One caveat: if there is any possibility of returning to the UK or moving to another jurisdiction then bear in mind:

  • It may be possible to transfer your Australian QROPS Pension to the UK depending on your current visa and on the conditions of the QROPS. However there would be a tax charge of 30%.
  • By taking the lump sum from Australian Superannuation and then returning to the UK or other jurisdiction, depending on your net assets, the lump sum will become liable to UK inheritance tax or death taxes in the jurisdiction of tax residency.
  • Alternatively you can leave your Superannuation in Australia and receive income. Currency fluctuations are likely to change the amount received.

As part of becoming resident for tax purposes in Australia, it is vital to consider your long term residency.

If there is any doubt that moving to Australia is not for life, (that is the policyholder and spouse) then take advice in the UK about QROPS.

There are many QROPS available in jurisdictions such as The Channel Islands and Isle of Man which will afford all the benefits of QROPS with none of the long term restrictions that other jurisdictions will impose.

These will allow the total flexibility of capital and income to your personal requirements but will maintain the funds under trust.
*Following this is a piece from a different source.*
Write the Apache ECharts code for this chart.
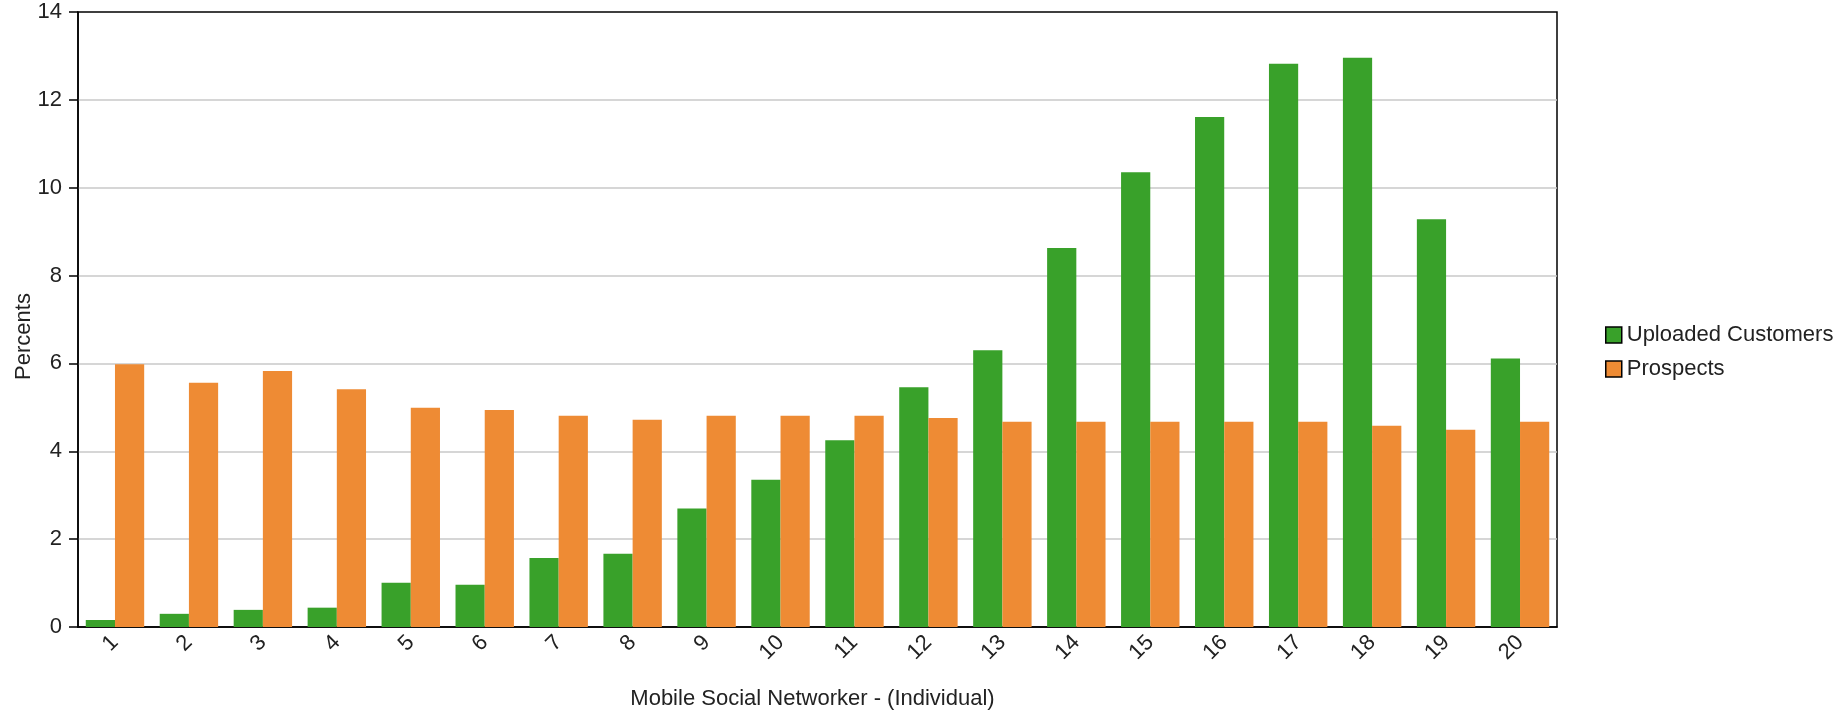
<!DOCTYPE html>
<html>
<head>
<meta charset="utf-8">
<script src="https://cdn.jsdelivr.net/npm/echarts@6/dist/echarts.min.js"></script>
<style>
html,body{margin:0;padding:0;background:#fff;}
#chart{width:1842px;height:715px;}
</style>
</head>
<body>
<div id="chart"></div>
<script>
var categories = ['1','2','3','4','5','6','7','8','9','10','11','12','13','14','15','16','17','18','19','20'];
var uploadedCustomers = [0.16, 0.30, 0.39, 0.44, 1.01, 0.96, 1.57, 1.67, 2.70, 3.35, 4.25, 5.46, 6.30, 8.63, 10.35, 11.61, 12.82, 12.96, 9.28, 6.11];
var prospects = [5.98, 5.56, 5.83, 5.41, 4.99, 4.94, 4.81, 4.72, 4.81, 4.81, 4.81, 4.76, 4.67, 4.67, 4.67, 4.67, 4.67, 4.58, 4.49, 4.67];
var seriesNames = ['Uploaded Customers', 'Prospects'];
var yTicks = {min: 0, max: 14, interval: 2};

var font = '"Liberation Sans", Arial, sans-serif';
var chart = echarts.init(document.getElementById('chart'), null, {renderer: 'canvas'});
chart.setOption({
  animation: false,
  backgroundColor: '#ffffff',
  textStyle: {fontFamily: font},
  grid: {left: 78, right: 285, top: 12, height: 615, show: true, borderColor: '#000', borderWidth: 1.5, backgroundColor: 'transparent'},
  legend: {
    orient: 'vertical', left: 1600, top: 319,
    itemWidth: 16, itemHeight: 16, itemGap: 12,
    icon: 'rect',
    itemStyle: {borderColor: '#000', borderWidth: 1.5},
    textStyle: {fontSize: 22, color: '#222', fontFamily: font},
    data: seriesNames
  },
  xAxis: {
    type: 'category', data: categories,
    name: 'Mobile Social Networker - (Individual)', nameLocation: 'middle', nameGap: 61,
    nameMoveOverlap: false,
    nameTextStyle: {fontSize: 22, color: '#222', fontFamily: font, padding: [0, 10, 0, 0]},
    axisLine: {lineStyle: {color: '#000', width: 1.5}},
    axisTick: {alignWithLabel: true, length: 9, lineStyle: {color: '#000', width: 1.5}},
    axisLabel: {rotate: 45, margin: 12, fontSize: 22, color: '#222', fontFamily: font},
    splitLine: {show: false}
  },
  yAxis: {
    type: 'value', min: yTicks.min, max: yTicks.max, interval: yTicks.interval,
    name: 'Percents', nameLocation: 'middle', nameGap: 43,
    nameMoveOverlap: false,
    nameTextStyle: {fontSize: 22, color: '#222', fontFamily: font, padding: [0, 34, 0, 0]},
    axisLine: {show: true, lineStyle: {color: '#000', width: 1.5}},
    axisTick: {show: true, length: 9, lineStyle: {color: '#000', width: 1.5}},
    axisLabel: {margin: 16, fontSize: 22, color: '#222', fontFamily: font},
    splitLine: {show: true, showMinLine: false, showMaxLine: false, lineStyle: {color: '#c8c8c8', width: 1.5}}
  },
  series: [
    {name: seriesNames[0], type: 'bar', data: uploadedCustomers, barGap: '0%', barCategoryGap: '21%',
     itemStyle: {color: '#39a12a'}},
    {name: seriesNames[1], type: 'bar', data: prospects, barGap: '0%', barCategoryGap: '21%',
     itemStyle: {color: '#ee8b34'}}
  ]
});
</script>
</body>
</html>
In many jurisdictions and if you returned to the UK, inheritance tax can be avoided. 100% of your remaining funds on death can then pass to your intended beneficiaries and not the Inland Revenue.

Changes in legislation and the taxation on your worldwide assets are controlled by the laws and legislation of the country in which you are deemed resident for tax purposes. This may be more than one jurisdiction.

Important Note

The assumptions about the tax position of the plans and recommendations made in this note are based on current law and HMRC practice which may be subject to alteration in the future.

In particular, what assets, gains or income are taxed and the levels of taxation on them are all subject to change. Tax reliefs may also change and their value to you will depend on your individual circumstances and jurisdiction(s).

This does not constitute advice. Any recommendations will be given in writing.